LIVERMORE, CA (November 9, 2010) - West Virginia University and LabSmith, Inc, developer of tools for science, have received funding through the Research Infrastructure Improvement Grant awarded to the West Virginia Higher Education Policy Commission by the National Science Foundation for the research project entitled, "Environmental Sensing Using a Broadly Selective Aptamer." The specific research project goal is to develop a portable separation-based device for rapid identification of environmental contamination. The project is one of two Seed Projects for the University's WVNano Initiative, the goal of which is to provide infrastructure that stimulates research in nanoscale science and engineering while integrating education, workforce development and outreach programs.

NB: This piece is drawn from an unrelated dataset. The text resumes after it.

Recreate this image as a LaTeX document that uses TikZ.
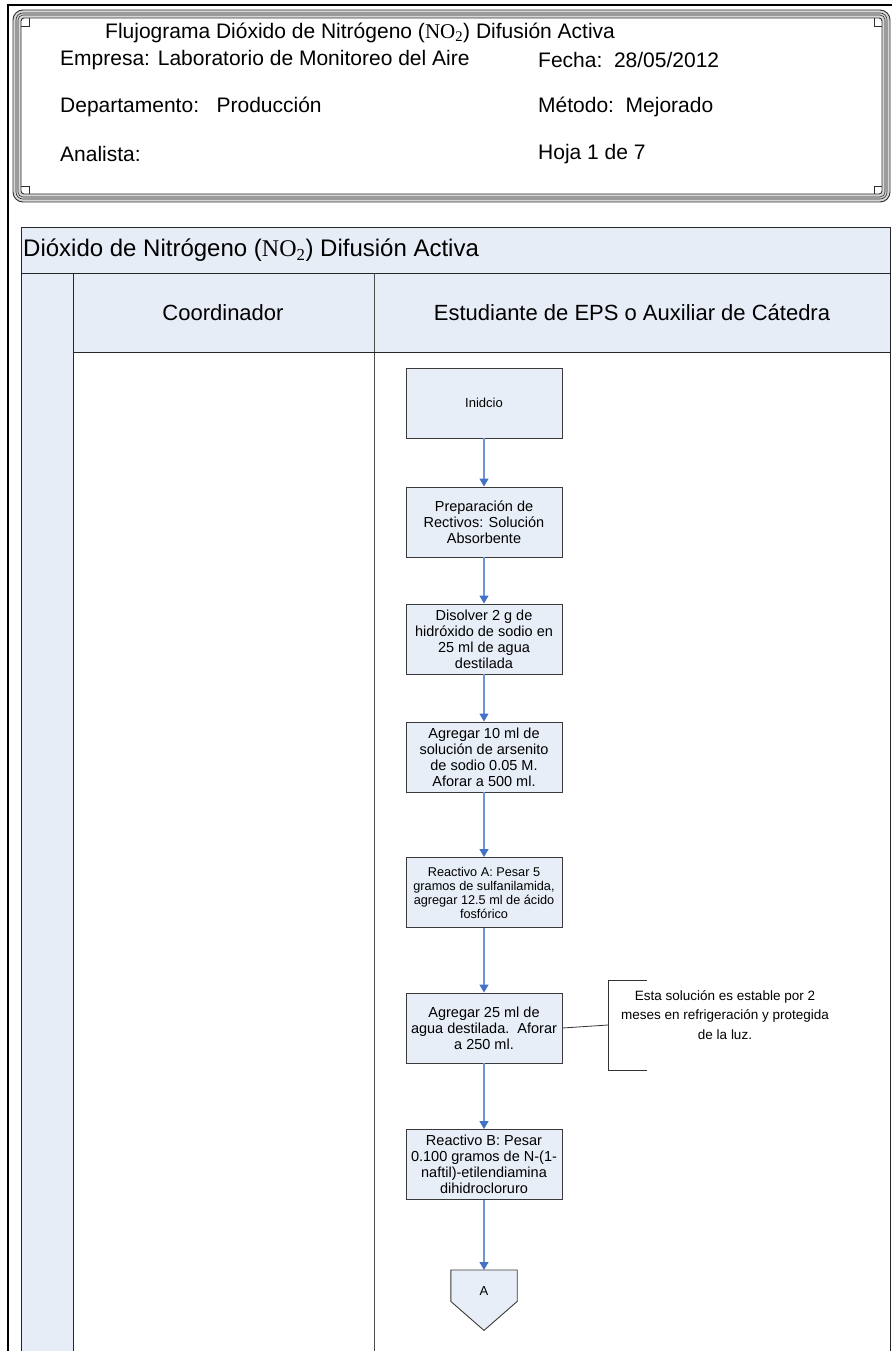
\documentclass[tikz,border=0pt]{standalone}
\usepackage{fontspec}
\setmainfont{Liberation Sans}
\newfontfamily\chemfont{Liberation Serif}
\usetikzlibrary{arrows.meta,calc}
\definecolor{laneblue}{HTML}{E7EDF6}
\definecolor{boxfill}{HTML}{E8EEF7}
\definecolor{boxline}{HTML}{3A3A3A}
\definecolor{flowline}{HTML}{6E96D2}
\definecolor{flowhead}{HTML}{4472C4}
\definecolor{bandgray}{HTML}{D6D6D6}
\definecolor{frameline}{HTML}{303030}
\newcommand{\notwo}{{\chemfont NO\textsubscript{2}}}
\begin{document}
\begin{tikzpicture}[x=1pt,y=-1pt,
  proc/.style={draw=boxline, line width=0.9, fill=boxfill, minimum width=156,
    minimum height=70, inner sep=0, align=center,
    font=\fontsize{14.5}{16}\selectfont},
  flow/.style={draw=flowline, line width=1.1,
    -{Triangle[width=9,length=8,fill=flowhead,color=flowhead]}},
  hdr/.style={anchor=west, inner sep=0, font=\fontsize{21}{25}\selectfont},
  lane/.style={inner sep=0, font=\fontsize{22}{26}\selectfont},
  poolline/.style={draw=black!85, line width=0.9},
  noteline/.style={draw=black!80, line width=0.8},
  framel/.style={draw=frameline, line width=0.9}]
\useasboundingbox (0,0) rectangle (892,1351);

% page border
\draw[line width=2] (8,1351) -- (8,5) -- (892,5);

% decorative frame of the title block
\draw[bandgray, line width=8, rounded corners=6] (17,14) rectangle (886,198);
\draw[framel, rounded corners=10] (13,10) rectangle (890,202);
\draw[framel, line width=0.6, rounded corners=7] (16,13) rectangle (887,199);
\draw[framel, line width=0.6, rounded corners=5] (18,15) rectangle (885,197);
\draw[framel, rounded corners=3] (21,18) rectangle (882,194);
% small corner loops
\draw[framel, line width=0.7] (21,26) -- (29,26) -- (29,18);
\draw[framel, line width=0.7] (882,26) -- (874,26) -- (874,18);
\draw[framel, line width=0.7] (21,186) -- (29,186) -- (29,194);
\draw[framel, line width=0.7] (882,186) -- (874,186) -- (874,194);

% title block texts
\node[hdr] (ttl) at (105,33) {Flujograma Dióxido de Nitrógeno (\notwo) Difusión Activa};
\node[hdr] (emp) at (60,60) {Empresa: Laboratorio de Monitoreo del Aire};
\node[hdr] (fec) at (538,60) {Fecha:\ \ 28/05/2012};
\node[hdr] (dep) at (60,107) {Departamento:\ \ \ Producción};
\node[hdr] (met) at (538,107) {Método:\ \ Mejorado};
\node[hdr] (ana) at (60,154) {Analista:};
\node[hdr] (hoj) at (538,154) {Hoja 1 de 7};

% swimlane pool
\fill[laneblue] (21,227) rectangle (890,352);
\fill[laneblue] (21,352) rectangle (73,1351);
\draw[poolline] (21,1351) -- (21,227) -- (890,227) -- (890,1351);
\draw[poolline] (21,273) -- (890,273);
\draw[poolline] (73,273) -- (73,1351);
\draw[poolline, draw=black!70] (374,273) -- (374,1351);
\draw[poolline] (73,352) -- (890,352);

\node[anchor=west, inner sep=0, font=\fontsize{24}{28}\selectfont] (pool) at (23,250)
  {Dióxido de Nitrógeno (\notwo) Difusión Activa};
\node[lane] (coord) at (223,313) {Coordinador};
\node[lane] (estud) at (632,313) {Estudiante de EPS o Auxiliar de Cátedra};

% process steps
\node[proc, font=\fontsize{13}{15}\selectfont] (b1) at (484,403) {Inidcio};
\node[proc] (b2) at (484,522) {Preparación de\\Rectivos: Solución\\Absorbente};
\node[proc] (b3) at (484,639) {Disolver 2 g de\\hidróxido de sodio en\\25 ml de agua\\destilada};
\node[proc] (b4) at (484,757) {Agregar 10 ml de\\solución de arsenito\\de sodio 0.05 M.\\Aforar a 500 ml.};
\node[proc, font=\fontsize{12.7}{14}\selectfont] (b5) at (484,892.5)
  {Reactivo A: Pesar 5\\gramos de sulfanilamida,\\agregar 12.5 ml de ácido\\fosfórico};
\node[proc] (b6) at (484,1028) {Agregar 25 ml de\\agua destilada.\ \ Aforar\\a 250 ml.};
\node[proc] (b7) at (484,1164.5) {Reactivo B: Pesar\\0.100 gramos de N-(1-\\naftil)-etilendiamina\\dihidrocloruro};

% off-page connector
\node[inner sep=0, minimum width=66, minimum height=31, anchor=north] (conn) at (484,1270) {};
\filldraw[fill=boxfill, draw=boxline, line width=0.9]
  (conn.north west) -- (conn.north east) -- (conn.south east)
  -- ($(conn.south)+(0,29)$) -- (conn.south west) -- cycle;
\node[inner sep=0, font=\fontsize{13}{15}\selectfont] (connlbl) at (484,1291) {A};

% flow connectors
\draw[flow] (b1) -- (b2);
\draw[flow] (b2) -- (b3);
\draw[flow] (b3) -- (b4);
\draw[flow] (b4) -- (b5);
\draw[flow] (b5) -- (b6);
\draw[flow] (b6) -- (b7);
\draw[flow] (b7) -- (conn);

% annotation
\node[align=center, inner sep=0, font=\fontsize{13.5}{19.5}\selectfont] (note) at (725,1015)
  {Esta solución es estable por 2\\meses en refrigeración y protegida\\de la luz.};
\coordinate (brTop) at (647,980);
\coordinate (brMid) at (608,1025);
\coordinate (brBot) at (647,1070);
\draw[noteline] (brTop) -- (brTop -| brMid) -- (brBot -| brMid) -- (brBot);
\draw[noteline] (b6.east) -- (brMid);
\end{tikzpicture}
\end{document}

"LabSmith is honored to play a key role in this exciting, necessary research," said Yolanda Fintschenko, director of Business Development for LabSmith. "LabSmith's products for micro- and nanofluidics will enable the development of this portable identification system, which will have wide-ranging abilities to detect environmental contaminants and provide key information for their containment and mitigation."
"LabSmith's expertise in nanofluidic experimentation is an excellent complement to our interdisciplinary research team," said David Lederman, Interim Director of the WVNano Initiative. "LabSmith products make it possible for us to quickly build nanofludic experiments for our research projects. Labsmith's assistance in training graduate students provides additional opportunities for students to participate in technology transfer. This partnership will help our research progress quickly without the typical delays associated with constructing experimental setups and prototyping nanofluidic circuits."
The WVNano/WVU Seed Research Program was established to complement current WVNano research in bionanotechnology. Seed Program projects aim to acquire preliminary data for transformative projects and to establish innovative educational/research alliances with industry.
This specific Seed Project was developed to design a portable analytical device for the detection and identification of a range of environmental contaminants. The technology is based on broad selection found in nature, in which endocrine hormone receptors respond to natural hormones as well as other chemicals. Novel aptamers will be developed with broad selectivity, for simultaneous determination of multiple analytes. Unlike previous attempts at contaminant identification, this strategy will result in the first analytical method for fast, field-deployable, and reliable identification of a broad range of contaminants.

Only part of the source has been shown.